There is an issue with this drawing which didn’t prevent you from getting the correct answer, but nevertheless it is important to discuss. Aside from the numbers, the drawing implies that A and B are independent, which they are not. The vertical line down the middle makes A occupy 1/2 of the total square, meaning that its probability is 1/2, and since B goes all the way across horizontally, it gets cut in half by the A/A'line, so that the fraction of B that overlaps A is also 1/2. That means that P(A) = P(A | B), or in words, the probability of being in A is the same as the probability of being in A given that you are in B. This means that A and B are independent by definition since it means that being in B has no bearing on the chance that we are in A.

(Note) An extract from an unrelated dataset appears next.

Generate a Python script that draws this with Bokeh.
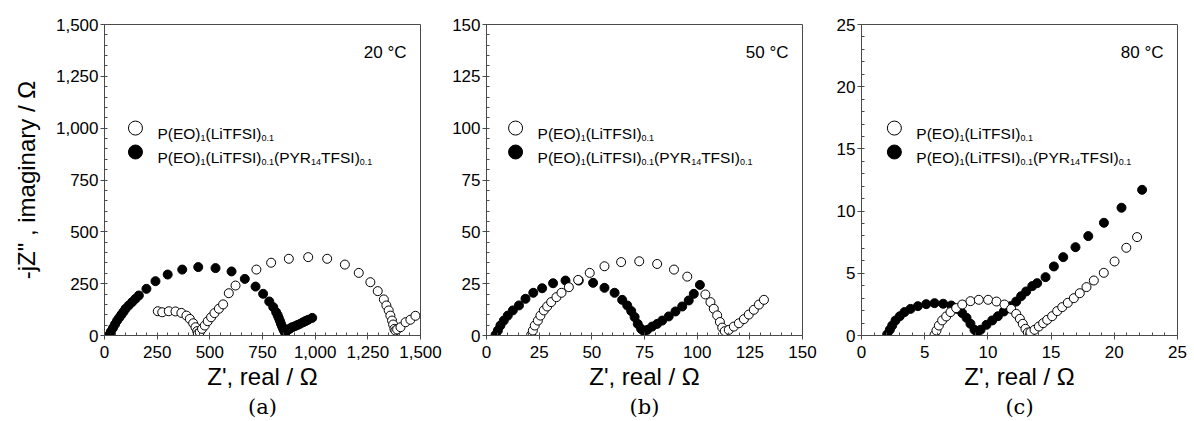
from bokeh.plotting import figure
from bokeh.models import Range1d, SingleIntervalTicker, NumeralTickFormatter, Label, LinearAxis, FixedTicker
from bokeh.layouts import row
from bokeh.embed import file_html
from bokeh.resources import INLINE

# ---------------- data ----------------
# (a) 20 °C
a_neat_x = [253, 274, 305, 337, 365, 389, 405, 421, 432, 440, 443, 452, 463, 476, 490, 506, 522, 543, 563,
            590, 622, 721, 791, 875, 967, 1057, 1141, 1207, 1262, 1297, 1326, 1338, 1349, 1357, 1365, 1370,
            1376, 1381, 1389, 1405, 1429, 1452, 1476]
a_neat_y = [117, 112, 117, 116, 109, 96, 80, 59, 40, 21, 8, 16, 32, 48, 69, 88, 108, 129, 150,
            204, 241, 318, 351, 370, 378, 370, 342, 302, 257, 214, 174, 145, 121, 96, 72, 53,
            32, 24, 29, 40, 64, 76, 95]
a_il_x = [22, 30, 40, 50, 60, 70, 80, 90, 100, 115, 131, 147, 163, 199, 242, 300, 369, 445, 527, 603, 666,
          717, 753, 782, 801, 815, 822, 827, 833, 838, 843, 848, 852, 856, 861, 867, 875, 883, 891, 904,
          917, 930, 943, 955, 967, 986]
a_il_y = [2, 18, 36, 54, 72, 86, 100, 114, 129, 145, 161, 177, 193, 225, 262, 294, 318, 330, 325, 309, 273,
          236, 201, 164, 137, 112, 98, 85, 70, 56, 44, 32, 24, 16, 18, 24, 30, 35, 40, 45,
          51, 57, 64, 70, 76, 85]

# (b) 50 °C
b_neat_x = [21.2, 22.0, 22.9, 24.4, 25.6, 27.2, 28.8, 30.7, 33.2, 35.6, 39.1, 43.5, 49.0, 56.0, 63.9, 72.5,
            81.0, 89.0, 95.3, 103.9, 106.3, 107.9, 109.5, 110.8, 111.9, 113.1, 115.0, 117.4, 119.8, 122.2,
            124.5, 126.9, 129.3, 131.7]
b_neat_y = [0.3, 2.4, 4.8, 7.2, 9.6, 12.1, 14.0, 16.1, 18.5, 20.6, 23.3, 26.8, 30.2, 33.4, 35.4, 35.8,
            34.5, 31.8, 28.4, 19.8, 16.1, 12.9, 9.7, 6.5, 3.8, 2.1, 2.7, 4.3, 5.9, 7.9,
            10.1, 12.4, 14.9, 17.2]
b_il_x = [4.3, 5.4, 6.6, 8.2, 10.1, 12.5, 15.4, 18.5, 22.2, 26.4, 31.6, 37.5, 43.8, 50.6, 56.0, 60.8, 64.4,
          66.8, 68.7, 70.3, 71.8, 73.4, 74.7, 76.3, 78.6, 81.0, 83.4, 86.5, 89.7, 92.9, 96.0, 98.4, 101.3]
b_il_y = [0.3, 2.4, 4.8, 7.2, 9.6, 12.1, 14.5, 17.7, 20.6, 22.8, 25.2, 26.5, 26.5, 25.4, 23.0, 20.6, 17.2,
          14.5, 11.8, 8.9, 5.6, 3.2, 2.1, 2.7, 4.3, 5.6, 7.2, 9.2, 11.6, 14.0, 16.9, 20.1, 24.4]

# (c) 80 °C
c_neat_x = [5.78, 5.93, 6.12, 6.38, 6.70, 7.04, 7.49, 7.97, 8.62, 9.28, 10.02, 10.68, 11.31, 11.84, 12.24,
            12.53, 12.76, 12.97, 13.16, 13.37, 13.69, 14.03, 14.37, 14.69, 15.08, 15.48, 15.88, 16.32,
            16.80, 17.27, 17.80, 18.38, 19.17, 20.02, 20.95, 21.8]
c_neat_y = [0.05, 0.40, 0.80, 1.21, 1.53, 1.88, 2.20, 2.49, 2.76, 2.87, 2.87, 2.73, 2.49, 2.14, 1.74,
            1.34, 0.94, 0.54, 0.24, 0.27, 0.46, 0.72, 0.99, 1.26, 1.55, 1.96, 2.28, 2.63,
            3.00, 3.40, 3.89, 4.42, 5.04, 5.95, 7.05, 7.91]
c_il_x = [2.03, 2.24, 2.43, 2.69, 3.03, 3.40, 3.88, 4.46, 5.12, 5.78, 6.46, 7.10, 7.57, 7.97, 8.31, 8.62,
          8.94, 9.15, 9.42, 9.89, 10.34, 10.79, 11.26, 11.79, 12.24, 12.63, 13.03, 13.51, 13.9, 14.56,
          15.22, 15.96, 16.93, 17.94, 19.18, 20.57, 22.2]
c_il_y = [0.08, 0.46, 0.80, 1.21, 1.55, 1.88, 2.14, 2.36, 2.52, 2.60, 2.55, 2.41, 2.14, 1.80, 1.42, 0.94,
          0.46, 0.27, 0.46, 0.86, 1.21, 1.55, 1.93, 2.36, 2.73, 3.16, 3.54, 3.97, 4.21, 4.69,
          5.55, 6.30, 7.10, 7.99, 9.06, 10.27, 11.71]

x_max = [1500, 150, 25]
y_max = [1500, 150, 25]
tick_step = [250, 25, 5]
temps = ["20 °C", "50 °C", "80 °C"]
panel_tags = ["(a)", "(b)", "(c)"]
x_title = "Z', real / Ω"
y_title = '-jZ" , imaginary / Ω'
legend_neat = [("P(EO)", 0), ("1", 1), ("(LiTFSI)", 0), ("0.1", 1)]
legend_il = [("P(EO)", 0), ("1", 1), ("(LiTFSI)", 0), ("0.1", 1), ("(PYR", 0), ("14", 1), ("TFSI)", 0), ("0.1", 1)]

series = [
    (a_neat_x, a_neat_y, a_il_x, a_il_y),
    (b_neat_x, b_neat_y, b_il_x, b_il_y),
    (c_neat_x, c_neat_y, c_il_x, c_il_y),
]

# ---------------- style ----------------
FONT = "Liberation Sans"
MAIN_FS = 15.5
SUB_FS = 9
ARIAL_W = {"P": 667, "(": 333, ")": 333, "E": 667, "O": 778, "L": 556, "i": 222, "T": 611, "F": 611,
           "S": 667, "I": 278, "Y": 667, "R": 722, ".": 278, " ": 278}
for d in "0123456789":
    ARIAL_W[d] = 556


def text_width(s, fs):
    return sum(ARIAL_W.get(ch, 556) for ch in s) / 1000.0 * fs


left_border = [104, 43, 41]
right_border = [23, 18, 11]
legend_fx = [0.098, 0.092, 0.104]
AX_COL = "#4a4a4a"

figs = []
for i in range(3):
    nx, ny, ix, iy = series[i]
    p = figure(frame_width=316, frame_height=311,
               x_range=Range1d(0, x_max[i]), y_range=Range1d(0, y_max[i]),
               output_backend="svg", toolbar_location=None,
               min_border_left=left_border[i], min_border_right=right_border[i],
               min_border_top=24, min_border_bottom=86)
    p.xgrid.visible = False
    p.ygrid.visible = False
    p.outline_line_color = AX_COL
    p.outline_line_width = 1
    p.background_fill_color = "white"
    p.border_fill_color = "white"

    for ax in (p.xaxis[0], p.yaxis[0]):
        ax.ticker = SingleIntervalTicker(interval=tick_step[i], num_minor_ticks=5)
        if i == 0:
            ax.formatter = NumeralTickFormatter(format="0,0")
        ax.axis_line_color = AX_COL
        ax.major_tick_line_color = AX_COL
        ax.minor_tick_line_color = AX_COL
        ax.major_tick_in = 0
        ax.major_tick_out = 4
        ax.minor_tick_in = 3
        ax.minor_tick_out = 0
        ax.major_label_text_font = FONT
        ax.major_label_text_font_size = "17px"
        ax.major_label_text_color = "black"
        ax.axis_label_text_font = FONT
        ax.axis_label_text_font_style = "normal"
        ax.axis_label_text_font_size = "24px"
        ax.axis_label_text_color = "black"
    p.xaxis[0].major_label_standoff = 6
    p.yaxis[0].major_label_standoff = 2
    p.xaxis[0].axis_label = x_title
    p.xaxis[0].axis_label_standoff = 2
    if i == 0:
        p.yaxis[0].axis_label = y_title
        p.yaxis[0].axis_label_standoff = 13

    # panel tag as a tick-less second bottom axis
    tag_axis = LinearAxis(ticker=FixedTicker(ticks=[]), axis_label=panel_tags[i],
                          axis_label_text_font="DejaVu Serif", axis_label_text_font_size="21px",
                          axis_label_text_font_style="normal", axis_label_text_color="black",
                          axis_label_standoff=2, axis_line_alpha=0, major_tick_out=0, major_tick_in=0,
                          minor_tick_out=0, minor_tick_in=0, major_label_text_font_size="0px",
                          major_label_standoff=0)
    p.add_layout(tag_axis, "below")

    # data
    p.scatter(ix, iy, size=9, marker="circle", fill_color="black", line_color="black")
    p.scatter(nx, ny, size=9, marker="circle", fill_color="white", line_color="black", line_width=1)

    # legend
    lx = legend_fx[i] * x_max[i]
    ly1 = 0.667 * y_max[i]
    ly2 = 0.590 * y_max[i]
    p.scatter([lx], [ly1], size=14, marker="circle", fill_color="white", line_color="black", line_width=1)
    p.scatter([lx], [ly2], size=14, marker="circle", fill_color="black", line_color="black")
    for ly, pieces in ((ly1, legend_neat), (ly2, legend_il)):
        off = 22
        for txt, sub in pieces:
            fs = SUB_FS if sub else MAIN_FS
            p.add_layout(Label(x=lx, y=ly, x_offset=off, y_offset=(-9.5 if sub else -5.5),
                               text=txt, text_font=FONT, text_font_size=f"{fs}px",
                               text_baseline="alphabetic", text_align="left", text_color="black"))
            off += text_width(txt, fs)

    # temperature
    p.add_layout(Label(x=x_max[i], y=y_max[i], x_offset=-14, y_offset=-28, text=temps[i],
                       text_font=FONT, text_font_size="17px", text_align="right",
                       text_baseline="middle", text_color="black"))
    figs.append(p)

layout = row(*figs)
open("out.html", "w").write(file_html(layout, INLINE))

It is equivalent to saying that P(A and B) = P(A)*P(B), which can also be taken as the definition of independence, and this relation can also be seen from your drawing since P(A)*P(B) is the width of A multiplied by the width of B, which is the area of P(A and B). You wrote the number 0.05 in this box because that was the amount left over once you put the numbers in the other boxes, but there is no way that you could make the area of that box 0.05 if, as you say, the vertical line goes down the middle, and the other line is 35% from the bottom. The area is 0.5*0.35. In fact, no matter where you draw the vertical line, and no matter where you draw a horizontal line, as long as the lines go all the way across, you can never make P(A and B) anything other than P(A)*P(B), and they will always represent independent events.

This aspect of your drawing doesn't impact your solution, and it's OK as long as we only interpret the drawing as a table of numbers. However, when you draw the line for B 35% from the bottom, that implies that the areas are part of the model, and that A and B are independent, which they are not. This could be corrected by using a circle instead of a square, and then drawing a diameter for A/A', and another chord for B/B' that does not get bisected by A/A'.

The main reason I mention this is because many people have difficulty grasping the concept of independence. You have made a drawing which illustrates this concept beautifully, though this was unintentional. Often people confuse the concepts of independence and mutual exclusivity. In a diagram such as this one, mutual exclusivity would be shown by drawing A and B so that they do not overlap, so that P(A intersect B) = P(A and B) = 0. Clearly this bears no relationship to independence, and in fact, events with non-zero probability can never be both independent and mutually exclusive. I don’t know why the title of this thread is “mutual exclusivity”, since that applies to nothing in this problem.

Pokerscott 11-30-2005 06:31 PM

Re: mutual exclusivity
 
[ QUOTE ]

This aspect of your drawing doesn't impact your solution, and it's OK as long as we only interpret the drawing as a table of numbers. However, when you draw the line for B 35% from the bottom, that implies that the areas are part of the model, and that A and B are independent, which they are not.

[/ QUOTE ]

No argument here. I probably shouldn't have made hints to in the middle and 1/3 from the bottom. I was just using it as a convenient way to segment the problem so you could easily see what P(A' and B') implied and could use that information to figure out P(A and B).

It is pretty obvious that the area inside each square does not correspond to the probability in the square (the left and right bottom boxes are the same size in the drawing but one is 5% and one is 30%!).

Anyway, you are right, think of it just as a convenient way of have tabulating the four events.

Pokerscott

jkkkk 11-30-2005 09:13 PM

Re: mutual exclusivity
 
Its called mutual exclusivity because A and B are not mutually exclusive, did I miss something?

jkkkk 11-30-2005 10:14 PM

Re: mutual exclusivity
 
Infact now I can see now how this has nothing to do with mutual exclusivity, my statistics teacher has done a thorough job of confusing me here.